■ THE RECORDS
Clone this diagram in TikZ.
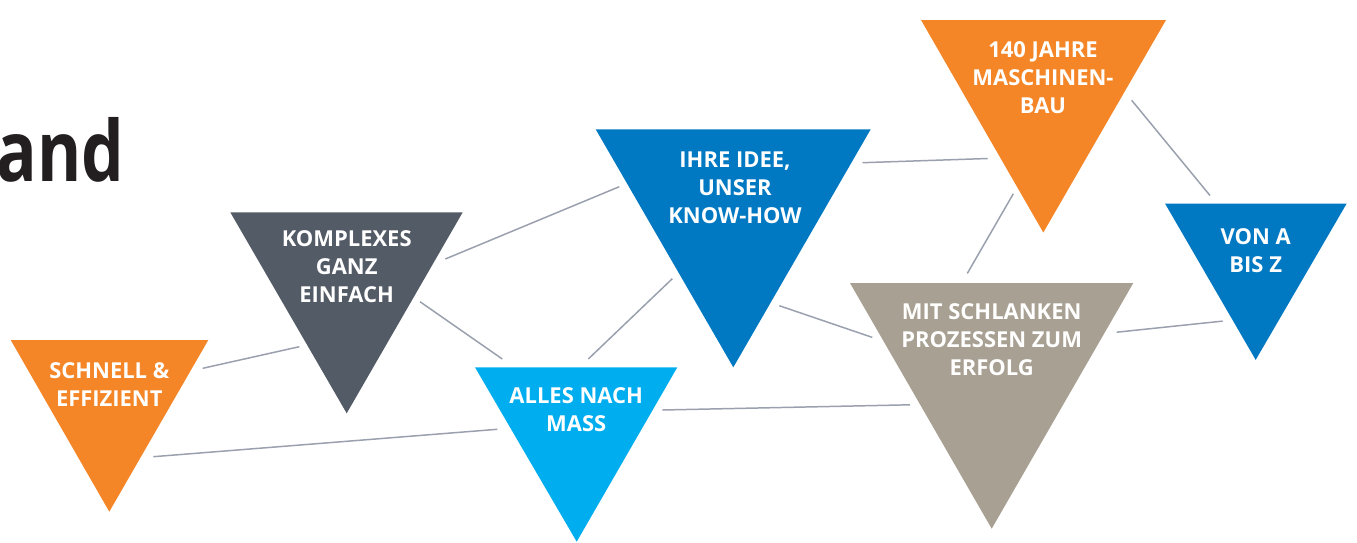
\documentclass[tikz,border=0pt]{standalone}
\usepackage{fontspec}
\setmainfont{Open Sans}
\definecolor{kbOrange}{RGB}{244,134,40}
\definecolor{kbSlate}{RGB}{83,91,102}
\definecolor{kbSky}{RGB}{0,174,239}
\definecolor{kbBlue}{RGB}{0,121,194}
\definecolor{kbTaupe}{RGB}{168,160,147}
\definecolor{kbLine}{RGB}{154,160,174}
\definecolor{kbInk}{RGB}{35,31,32}

\begin{document}
\begin{tikzpicture}[x=0.02cm, y=-0.02cm,
    label/.style={text=white, align=center, inner sep=0pt, font=\bfseries\fontsize{12.5}{16}\selectfont},
    link/.style={kbLine, line width=0.85pt}]
    \useasboundingbox (0,0) rectangle (1357,542); % page size
    \node[anchor=base east, text=kbInk, inner sep=0pt, font=\bfseries\fontsize{48}{48}\selectfont] (title) at (125,181) {\scalebox{0.8}[1]{and}}; % cut title
    \fill[kbOrange] (10.7,340) -- (208.3,340) -- (109.3,511.7) -- cycle; % schnell
    \fill[kbSlate] (230.3,212.3) -- (462.7,212.3) -- (346.7,413.3) -- cycle; % komplexes
    \fill[kbSky] (475,367.3) -- (677.3,367.3) -- (576.7,541.7) -- cycle; % alles
    \fill[kbBlue] (595.7,129.3) -- (870.7,129.3) -- (733.3,367.3) -- cycle; % ihre idee
    \fill[kbOrange] (921,20) -- (1166,20) -- (1043.3,232.5) -- cycle; % 140 jahre
    \fill[kbBlue] (1165,203.5) -- (1346.7,203.5) -- (1255.7,359.9) -- cycle; % von a bis z
    \fill[kbTaupe] (850,283) -- (1133.3,283) -- (991.7,528.7) -- cycle; % mit schlanken
    \node[label] (schnell) at (109.3,384.2) {SCHNELL \&\\EFFIZIENT};
    \node[label] (komplexes) at (346.7,266.7) {KOMPLEXES\\GANZ\\EINFACH};
    \node[label] (alles) at (576.2,410) {ALLES NACH\\MASS};
    \node[label] (ihre) at (735,188) {IHRE IDEE,\\UNSER\\KNOW-HOW};
    \node[label] (jahre) at (1043,77.8) {140 JAHRE\\MASCHINEN-\\BAU};
    \node[label] (von) at (1255.7,250.7) {VON A\\BIS Z};
    \node[label] (mit) at (991.7,339.8) {MIT SCHLANKEN\\PROZESSEN ZUM\\ERFOLG};
    % ends of the links
    \coordinate (sk1) at (202.7,368.3); \coordinate (sk2) at (299.3,346.7);
    \coordinate (sa1) at (153.3,456.7); \coordinate (sa2) at (497.3,429.3);
    \coordinate (ki1) at (445.3,259); \coordinate (ki2) at (619.3,186.7);
    \coordinate (ka1) at (420,301.7); \coordinate (ka2) at (502.3,359);
    \coordinate (ai1) at (588.3,359); \coordinate (ai2) at (672.3,278.7);
    \coordinate (am1) at (662.3,410); \coordinate (am2) at (910,404.8);
    \coordinate (ij1) at (862.5,162.7); \coordinate (ij2) at (987.7,158.5);
    \coordinate (im1) at (779.3,305.7); \coordinate (im2) at (872.3,337.4);
    \coordinate (jm1) at (1013.3,193.8); \coordinate (jm2) at (967.3,273.4);
    \coordinate (jv1) at (1131.7,100.3); \coordinate (jv2) at (1210,195.5);
    \coordinate (mv1) at (1116.7,332.2); \coordinate (mv2) at (1222.7,321.1);
    \draw[link] (sk1) -- (sk2); % schnell - komplexes
    \draw[link] (sa1) -- (sa2); % schnell - alles
    \draw[link] (ki1) -- (ki2); % komplexes - ihre
    \draw[link] (ka1) -- (ka2); % komplexes - alles
    \draw[link] (ai1) -- (ai2); % alles - ihre
    \draw[link] (am1) -- (am2); % alles - mit
    \draw[link] (ij1) -- (ij2); % ihre - jahre
    \draw[link] (im1) -- (im2); % ihre - mit
    \draw[link] (jm1) -- (jm2); % jahre - mit
    \draw[link] (jv1) -- (jv2); % jahre - von
    \draw[link] (mv1) -- (mv2); % mit - von
\end{tikzpicture}
\end{document}
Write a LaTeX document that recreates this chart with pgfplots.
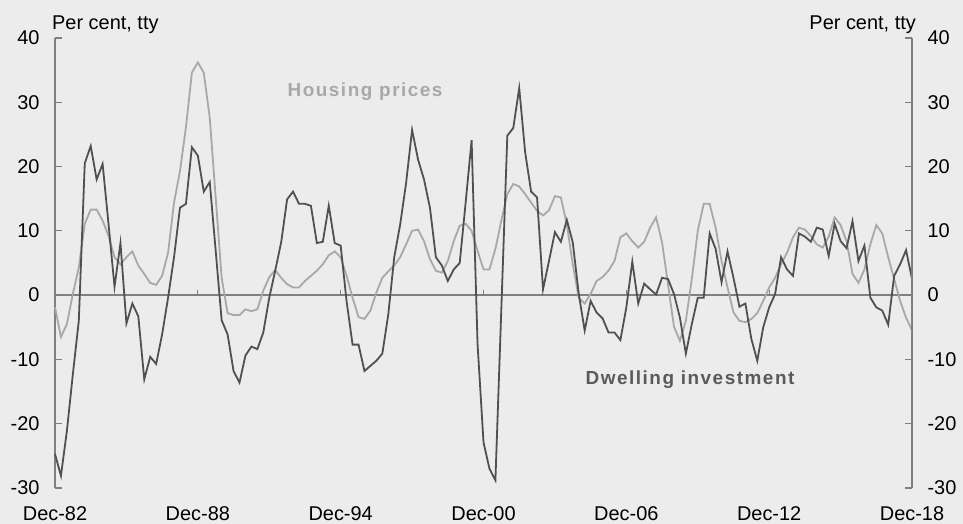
\documentclass[border=0pt]{standalone}
\usepackage{pgfplots}
\usepackage{pgfplotstable}
\pgfplotsset{compat=1.18}
\usepackage{fontspec}
\setmainfont{Liberation Sans}
\newfontfamily\labelfont[LetterSpace=8]{Liberation Sans}
\definecolor{bg}{RGB}{236,236,236}
\definecolor{darkline}{RGB}{80,80,80}
\definecolor{lightline}{RGB}{168,168,168}
\definecolor{axisgray}{RGB}{128,128,128}
\definecolor{dwlabel}{RGB}{90,90,90}

\pgfplotstableread{
q dw hp
0 -24.7 -1.9
1 -28.1 -6.5
2 -21.1 -4.5
3 -12.3 0.2
4 -4.0 4.3
5 20.5 11.1
6 23.2 13.3
7 18.0 13.3
8 20.4 11.6
9 11.0 9.2
10 1.3 5.9
11 8.1 4.8
12 -4.4 5.9
13 -1.3 6.8
14 -3.3 4.6
15 -13.1 3.3
16 -9.6 1.9
17 -10.7 1.6
18 -6.1 3.0
19 -0.4 6.6
20 5.9 14.4
21 13.6 19.3
22 14.2 26.1
23 23.0 34.6
24 21.7 36.2
25 16.1 34.6
26 17.6 27.6
27 6.9 15.2
28 -3.9 2.7
29 -6.1 -2.8
30 -11.8 -3.1
31 -13.6 -3.1
32 -9.4 -2.2
33 -8.0 -2.5
34 -8.4 -2.2
35 -5.8 0.7
36 -0.4 2.8
37 3.8 3.9
38 8.2 2.7
39 14.9 1.7
40 16.1 1.2
41 14.2 1.2
42 14.2 2.2
43 13.9 3.0
44 8.1 3.8
45 8.3 4.8
46 13.9 6.2
47 8.1 6.8
48 7.7 5.9
49 -1.0 3.0
50 -7.7 -0.4
51 -7.7 -3.4
52 -11.8 -3.7
53 -11.0 -2.4
54 -10.2 0.4
55 -9.1 2.7
56 -3.0 3.7
57 5.9 4.6
58 11.0 5.9
59 17.5 7.9
60 25.7 10.0
61 21.1 10.2
62 18.0 8.4
63 13.6 5.6
64 5.9 3.8
65 4.6 3.5
66 2.2 5.3
67 4.0 8.4
68 5.0 10.8
69 14.4 11.1
70 24.1 10.0
71 -7.6 6.9
72 -22.9 4.0
73 -27.0 4.0
74 -28.8 7.2
75 -2.0 11.6
76 24.8 15.7
77 26.0 17.3
78 32.2 16.9
79 22.2 15.7
80 16.1 14.4
81 15.2 13.1
82 0.9 12.4
83 5.3 13.2
84 9.8 15.4
85 8.3 15.2
86 11.7 11.0
87 8.2 4.8
88 0.2 -0.4
89 -5.5 -1.3
90 -0.9 0.2
91 -2.7 2.2
92 -3.6 2.8
93 -5.8 3.8
94 -5.8 5.3
95 -7.0 9.0
96 -1.9 9.6
97 5.2 8.4
98 -1.3 7.4
99 1.8 8.3
100 0.9 10.5
101 0.1 12.1
102 2.7 8.2
103 2.5 1.7
104 0.2 -4.9
105 -3.5 -7.1
106 -9.1 -4.0
107 -4.5 2.5
108 -0.4 10.0
109 -0.4 14.2
110 9.6 14.2
111 7.2 10.5
112 2.0 5.3
113 6.8 1.2
114 2.7 -2.7
115 -1.8 -4.0
116 -1.3 -4.2
117 -6.8 -3.7
118 -10.2 -2.8
119 -5.0 -0.9
120 -1.9 1.2
121 0.2 2.7
122 5.9 4.8
123 4.0 6.6
124 3.0 9.0
125 9.6 10.5
126 9.1 10.2
127 8.3 9.2
128 10.5 7.9
129 10.2 7.4
130 6.1 9.1
131 11.1 12.1
132 8.4 10.9
133 7.3 8.4
134 11.5 3.3
135 5.3 1.9
136 7.7 4.0
137 -0.4 7.9
138 -1.9 10.9
139 -2.4 9.6
140 -4.6 5.9
141 3.0 2.5
142 4.8 -0.9
143 7.0 -3.5
144 2.5 -5.5
}\datatable

\begin{document}
\begin{tikzpicture}[x=1bp,y=1bp]
\fill[bg] (0,0) rectangle (963,524);
\path[use as bounding box] (0,0) rectangle (963,524);
\pgfplotsset{
  common/.style={
    at={(55bp,36bp)}, anchor=south west,
    scale only axis, width=857bp, height=450bp,
    xmin=0, xmax=144, ymin=-30, ymax=40,
    ytick={-30,-20,...,40},
    /pgf/number format/assume math mode=true,
    tick label style={font=\fontsize{20}{24}\selectfont, text=black},
    tick align=inside,
    major tick length=7bp,
    every tick/.style={draw=axisgray, line width=1.3bp},
    axis line style={draw=axisgray, line width=1.5bp},
  }
}
\begin{axis}[common,
  axis y line*=left, axis x line*=bottom,
  x axis line style={draw=none},
  xtick={0,24,48,72,96,120,144},
  xticklabels={Dec-82,Dec-88,Dec-94,Dec-00,Dec-06,Dec-12,Dec-18},
  xtick style={draw=none},
  xticklabel style={yshift=-15bp},
  yticklabel style={xshift=-12bp},
  clip=false,
]
\draw[axisgray, line width=1.5bp] (axis cs:0,0) -- (axis cs:144,0);
\pgfplotsinvokeforeach{24,48,72,96,120}{
  \draw[axisgray, line width=1.2bp] (axis cs:#1,0) -- ([yshift=5bp]axis cs:#1,0);
}
\addplot[lightline, line width=1.8bp] table[x=q, y=hp] {\datatable};
\addplot[darkline, line width=1.8bp] table[x=q, y=dw] {\datatable};
\node[font=\labelfont\bfseries\fontsize{19}{22}\selectfont, text=lightline] at (axis cs:52.1,31.6) {Housing prices};
\node[font=\labelfont\bfseries\fontsize{19}{22}\selectfont, text=dwlabel] at (axis cs:106.7,-13.1) {Dwelling investment};
\end{axis}
\begin{axis}[common,
  axis y line*=right, axis x line=none,
  yticklabel style={xshift=12bp},
]
\end{axis}
\node[anchor=base west, font=\fontsize{20}{24}\selectfont, inner sep=0pt] at (52,494) {Per cent, tty};
\node[anchor=base east, font=\fontsize{20}{24}\selectfont, inner sep=0pt] at (916,494) {Per cent, tty};
\end{tikzpicture}
\end{document}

■ WORK REQUIRED
Check each line of the entries above for the word "this". List the ones that have it.

■ EXERCISE RESPONSE
Clone this diagram in TikZ.
Write a LaTeX document that recreates this chart with pgfplots.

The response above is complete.